Please give the entries again in full and exactly, without any picture.

::: Supplied records :::

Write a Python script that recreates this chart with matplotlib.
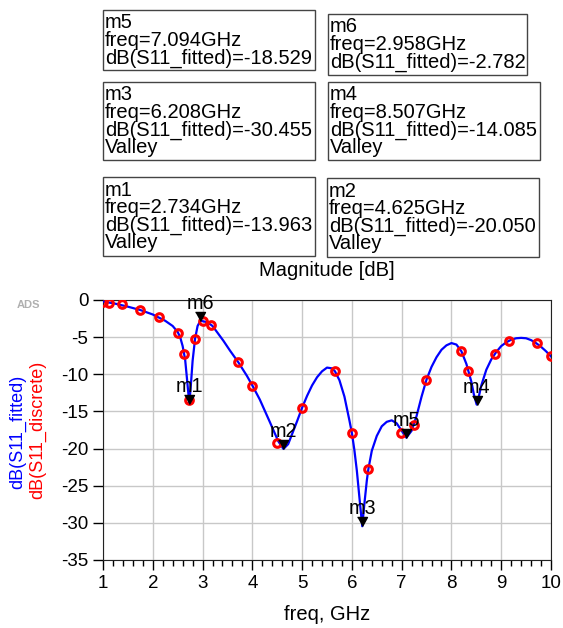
import numpy as np
import matplotlib
matplotlib.use("Agg")
import matplotlib.pyplot as plt
from matplotlib.patches import Rectangle
from matplotlib.ticker import MultipleLocator

plt.rcParams['font.family'] = ['Liberation Sans', 'DejaVu Sans']
plt.rcParams['axes.unicode_minus'] = False

# fitted S11 curve
fit_f = [1.0, 1.25, 1.5, 1.75, 2.0, 2.25, 2.4, 2.5, 2.55, 2.6, 2.65, 2.69, 2.734, 2.77, 2.8,
         2.85, 2.9, 2.958, 3.0, 3.1, 3.2, 3.3, 3.42, 3.55, 3.72, 3.89, 4.0, 4.15, 4.35, 4.52,
         4.625, 4.72, 4.79, 4.9, 5.0, 5.1, 5.2, 5.3, 5.4, 5.5, 5.6, 5.66, 5.75, 5.85, 5.95,
         6.0, 6.05, 6.1, 6.15, 6.208, 6.25, 6.3, 6.33, 6.4, 6.5, 6.6, 6.7, 6.8, 6.9, 7.0,
         7.094, 7.2, 7.3, 7.4, 7.5, 7.6, 7.7, 7.8, 7.9, 8.0, 8.1, 8.2, 8.3, 8.4, 8.45,
         8.507, 8.56, 8.6, 8.7, 8.8, 8.9, 9.0, 9.1, 9.2, 9.3, 9.4, 9.5, 9.6, 9.7, 9.8, 9.9, 10.0]
fit_db = [-0.2, -0.5, -0.9, -1.35, -1.95, -2.8, -3.5, -4.3, -5.0, -6.2, -8.0, -10.8, -13.963,
          -11.0, -8.2, -5.2, -3.5, -2.782, -2.85, -3.0, -3.5, -4.4, -5.5, -6.8, -8.4, -10.2,
          -11.5, -13.4, -16.4, -19.0, -20.05, -19.4, -18.2, -16.3, -14.5, -12.9, -11.5, -10.4,
          -9.6, -9.1, -9.2, -9.6, -10.8, -13.0, -16.2, -17.9, -20.2, -23.0, -26.5, -30.455,
          -27.5, -24.3, -22.8, -20.3, -18.3, -17.0, -16.4, -16.2, -16.6, -17.6, -18.529,
          -17.6, -15.6, -13.0, -10.7, -9.0, -7.7, -6.7, -6.1, -5.8, -6.0, -6.9, -8.6, -11.0,
          -12.7, -14.085, -12.7, -11.5, -9.4, -8.0, -7.0, -6.2, -5.7, -5.35, -5.15, -5.1,
          -5.15, -5.4, -5.8, -6.3, -6.9, -7.6]

# discrete S11 samples
disc_f = [1.0, 1.13, 1.375, 1.75, 2.125, 2.5, 2.63, 2.73, 2.85, 3.0, 3.17, 3.72, 4.0, 4.5,
          5.0, 5.66, 6.0, 6.33, 6.98, 7.25, 7.49, 8.19, 8.33, 8.88, 9.16, 9.71, 10.0]
disc_db = [-0.27, -0.36, -0.6, -1.35, -2.3, -4.4, -7.3, -13.5, -5.2, -2.8, -3.3, -8.4, -11.6,
           -19.3, -14.5, -9.6, -17.9, -22.8, -17.9, -16.8, -10.8, -6.8, -9.5, -7.3, -5.5,
           -5.8, -7.6]

# markers
mk_names = ["m1", "m2", "m3", "m4", "m5", "m6"]
mk_freq = [2.734, 4.625, 6.208, 8.507, 7.094, 2.958]
mk_db = [-13.963, -20.050, -30.455, -14.085, -18.529, -2.782]
mk_valley = [True, True, True, True, False, False]

W, H = 563, 628
fig = plt.figure(figsize=(W / 100, H / 100), dpi=100)


def fx(x):
    return x / W


def fy(y):
    return 1 - y / H


ax = fig.add_axes([fx(103), fy(560), (551 - 103) / W, (560 - 300) / H])
ax.plot(fit_f, fit_db, color="blue", lw=1.6, zorder=3)
ax.plot(disc_f, disc_db, "o", ms=5.5, mfc="none", mec="red", mew=2.2, zorder=4)

tri = [(-0.55, 1), (0.55, 1), (0, 0)]
for name, f, d in zip(mk_names, mk_freq, mk_db):
    ax.plot(f, d, marker=tri, ms=13, color="black", zorder=5, clip_on=False)
    ax.annotate(name, (f, d), xytext=(0, 8.5), textcoords="offset points",
                ha="center", va="baseline", fontsize=14.3, zorder=6)

ax.set_xlim(1, 10)
ax.set_ylim(-35, 0)
ax.set_xticks(range(1, 11))
ax.set_yticks(range(-35, 1, 5))
ax.xaxis.set_minor_locator(MultipleLocator(0.2))
ax.tick_params(axis="both", direction="out", length=7, width=1, labelsize=13.5, pad=3.5)
ax.tick_params(axis="x", which="minor", length=4, width=1)
ax.grid(True, color="#c8c8c8", lw=1)
ax.set_axisbelow(True)
for s in ax.spines.values():
    s.set_color("#222222")
ax.set_xlabel("freq, GHz", fontsize=14.5, labelpad=10)

fig.text(fx(327), fy(270), "Magnitude [dB]", ha="center", va="center", fontsize=14.5)
fig.text(fx(18), fy(432), "dB(S11_fitted)", color="blue", rotation=90,
         ha="center", va="center", fontsize=13)
fig.text(fx(38), fy(430), "dB(S11_discrete)", color="red", rotation=90,
         ha="center", va="center", fontsize=13)
fig.text(fx(28), fy(305), "ADS", color="#b0b0b0", fontsize=8, fontweight="bold",
         ha="center", va="center")

# marker readout boxes (left, top, right, bottom in pixels)
boxes = {
    "m5": (103, 10, 315, 70),
    "m6": (328, 14, 527, 75),
    "m3": (103, 82, 315, 160),
    "m4": (328, 82, 540, 160),
    "m1": (103, 177, 315, 256),
    "m2": (327, 178, 539, 257),
}
for name, f, d, v in zip(mk_names, mk_freq, mk_db, mk_valley):
    l, t, r, b = boxes[name]
    fig.patches.append(Rectangle((fx(l), fy(b)), (r - l) / W, (b - t) / H,
                                 transform=fig.transFigure, fill=False,
                                 ec="#444444", lw=1))
    lines = [name, f"freq={f:.3f}GHz", f"dB(S11_fitted)={d:.3f}"]
    if v:
        lines.append("Valley")
    for i, s in enumerate(lines):
        fig.text(fx(l + 2), fy(t + 18.5 + 17.6 * i), s, ha="left", va="baseline",
                 fontsize=14.5)

fig.savefig("out.png", dpi=100)
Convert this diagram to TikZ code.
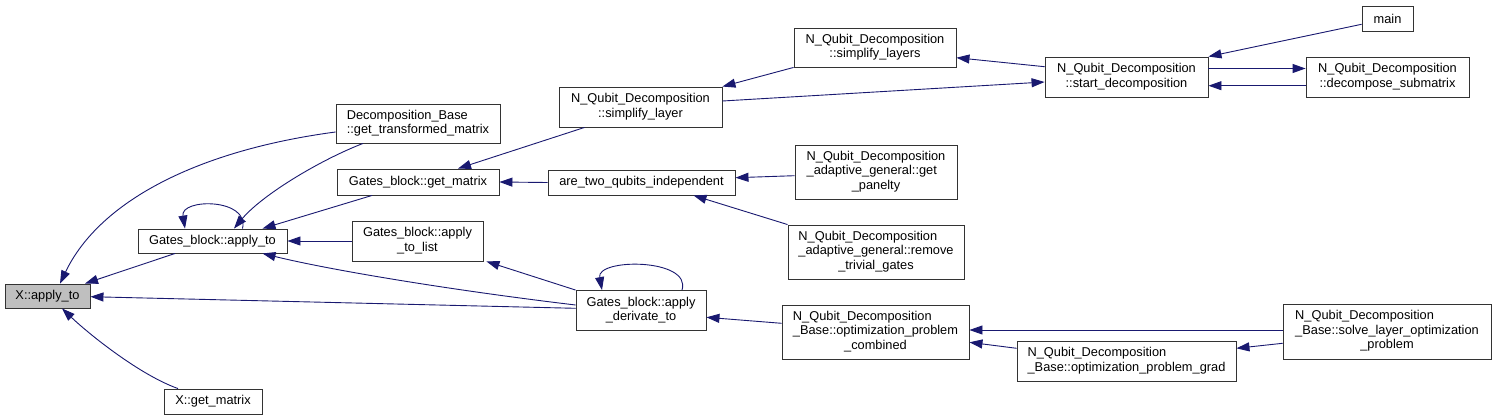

:::

Task result:
Write a Python script that recreates this chart with matplotlib.
import numpy as np
import matplotlib
matplotlib.use("Agg")
import matplotlib.pyplot as plt
from matplotlib.patches import Rectangle
from matplotlib.ticker import MultipleLocator

plt.rcParams['font.family'] = ['Liberation Sans', 'DejaVu Sans']
plt.rcParams['axes.unicode_minus'] = False

# fitted S11 curve
fit_f = [1.0, 1.25, 1.5, 1.75, 2.0, 2.25, 2.4, 2.5, 2.55, 2.6, 2.65, 2.69, 2.734, 2.77, 2.8,
         2.85, 2.9, 2.958, 3.0, 3.1, 3.2, 3.3, 3.42, 3.55, 3.72, 3.89, 4.0, 4.15, 4.35, 4.52,
         4.625, 4.72, 4.79, 4.9, 5.0, 5.1, 5.2, 5.3, 5.4, 5.5, 5.6, 5.66, 5.75, 5.85, 5.95,
         6.0, 6.05, 6.1, 6.15, 6.208, 6.25, 6.3, 6.33, 6.4, 6.5, 6.6, 6.7, 6.8, 6.9, 7.0,
         7.094, 7.2, 7.3, 7.4, 7.5, 7.6, 7.7, 7.8, 7.9, 8.0, 8.1, 8.2, 8.3, 8.4, 8.45,
         8.507, 8.56, 8.6, 8.7, 8.8, 8.9, 9.0, 9.1, 9.2, 9.3, 9.4, 9.5, 9.6, 9.7, 9.8, 9.9, 10.0]
fit_db = [-0.2, -0.5, -0.9, -1.35, -1.95, -2.8, -3.5, -4.3, -5.0, -6.2, -8.0, -10.8, -13.963,
          -11.0, -8.2, -5.2, -3.5, -2.782, -2.85, -3.0, -3.5, -4.4, -5.5, -6.8, -8.4, -10.2,
          -11.5, -13.4, -16.4, -19.0, -20.05, -19.4, -18.2, -16.3, -14.5, -12.9, -11.5, -10.4,
          -9.6, -9.1, -9.2, -9.6, -10.8, -13.0, -16.2, -17.9, -20.2, -23.0, -26.5, -30.455,
          -27.5, -24.3, -22.8, -20.3, -18.3, -17.0, -16.4, -16.2, -16.6, -17.6, -18.529,
          -17.6, -15.6, -13.0, -10.7, -9.0, -7.7, -6.7, -6.1, -5.8, -6.0, -6.9, -8.6, -11.0,
          -12.7, -14.085, -12.7, -11.5, -9.4, -8.0, -7.0, -6.2, -5.7, -5.35, -5.15, -5.1,
          -5.15, -5.4, -5.8, -6.3, -6.9, -7.6]

# discrete S11 samples
disc_f = [1.0, 1.13, 1.375, 1.75, 2.125, 2.5, 2.63, 2.73, 2.85, 3.0, 3.17, 3.72, 4.0, 4.5,
          5.0, 5.66, 6.0, 6.33, 6.98, 7.25, 7.49, 8.19, 8.33, 8.88, 9.16, 9.71, 10.0]
disc_db = [-0.27, -0.36, -0.6, -1.35, -2.3, -4.4, -7.3, -13.5, -5.2, -2.8, -3.3, -8.4, -11.6,
           -19.3, -14.5, -9.6, -17.9, -22.8, -17.9, -16.8, -10.8, -6.8, -9.5, -7.3, -5.5,
           -5.8, -7.6]

# markers
mk_names = ["m1", "m2", "m3", "m4", "m5", "m6"]
mk_freq = [2.734, 4.625, 6.208, 8.507, 7.094, 2.958]
mk_db = [-13.963, -20.050, -30.455, -14.085, -18.529, -2.782]
mk_valley = [True, True, True, True, False, False]

W, H = 563, 628
fig = plt.figure(figsize=(W / 100, H / 100), dpi=100)


def fx(x):
    return x / W


def fy(y):
    return 1 - y / H


ax = fig.add_axes([fx(103), fy(560), (551 - 103) / W, (560 - 300) / H])
ax.plot(fit_f, fit_db, color="blue", lw=1.6, zorder=3)
ax.plot(disc_f, disc_db, "o", ms=5.5, mfc="none", mec="red", mew=2.2, zorder=4)

tri = [(-0.55, 1), (0.55, 1), (0, 0)]
for name, f, d in zip(mk_names, mk_freq, mk_db):
    ax.plot(f, d, marker=tri, ms=13, color="black", zorder=5, clip_on=False)
    ax.annotate(name, (f, d), xytext=(0, 8.5), textcoords="offset points",
                ha="center", va="baseline", fontsize=14.3, zorder=6)

ax.set_xlim(1, 10)
ax.set_ylim(-35, 0)
ax.set_xticks(range(1, 11))
ax.set_yticks(range(-35, 1, 5))
ax.xaxis.set_minor_locator(MultipleLocator(0.2))
ax.tick_params(axis="both", direction="out", length=7, width=1, labelsize=13.5, pad=3.5)
ax.tick_params(axis="x", which="minor", length=4, width=1)
ax.grid(True, color="#c8c8c8", lw=1)
ax.set_axisbelow(True)
for s in ax.spines.values():
    s.set_color("#222222")
ax.set_xlabel("freq, GHz", fontsize=14.5, labelpad=10)

fig.text(fx(327), fy(270), "Magnitude [dB]", ha="center", va="center", fontsize=14.5)
fig.text(fx(18), fy(432), "dB(S11_fitted)", color="blue", rotation=90,
         ha="center", va="center", fontsize=13)
fig.text(fx(38), fy(430), "dB(S11_discrete)", color="red", rotation=90,
         ha="center", va="center", fontsize=13)
fig.text(fx(28), fy(305), "ADS", color="#b0b0b0", fontsize=8, fontweight="bold",
         ha="center", va="center")

# marker readout boxes (left, top, right, bottom in pixels)
boxes = {
    "m5": (103, 10, 315, 70),
    "m6": (328, 14, 527, 75),
    "m3": (103, 82, 315, 160),
    "m4": (328, 82, 540, 160),
    "m1": (103, 177, 315, 256),
    "m2": (327, 178, 539, 257),
}
for name, f, d, v in zip(mk_names, mk_freq, mk_db, mk_valley):
    l, t, r, b = boxes[name]
    fig.patches.append(Rectangle((fx(l), fy(b)), (r - l) / W, (b - t) / H,
                                 transform=fig.transFigure, fill=False,
                                 ec="#444444", lw=1))
    lines = [name, f"freq={f:.3f}GHz", f"dB(S11_fitted)={d:.3f}"]
    if v:
        lines.append("Valley")
    for i, s in enumerate(lines):
        fig.text(fx(l + 2), fy(t + 18.5 + 17.6 * i), s, ha="left", va="baseline",
                 fontsize=14.5)

fig.savefig("out.png", dpi=100)
Convert this diagram to TikZ code.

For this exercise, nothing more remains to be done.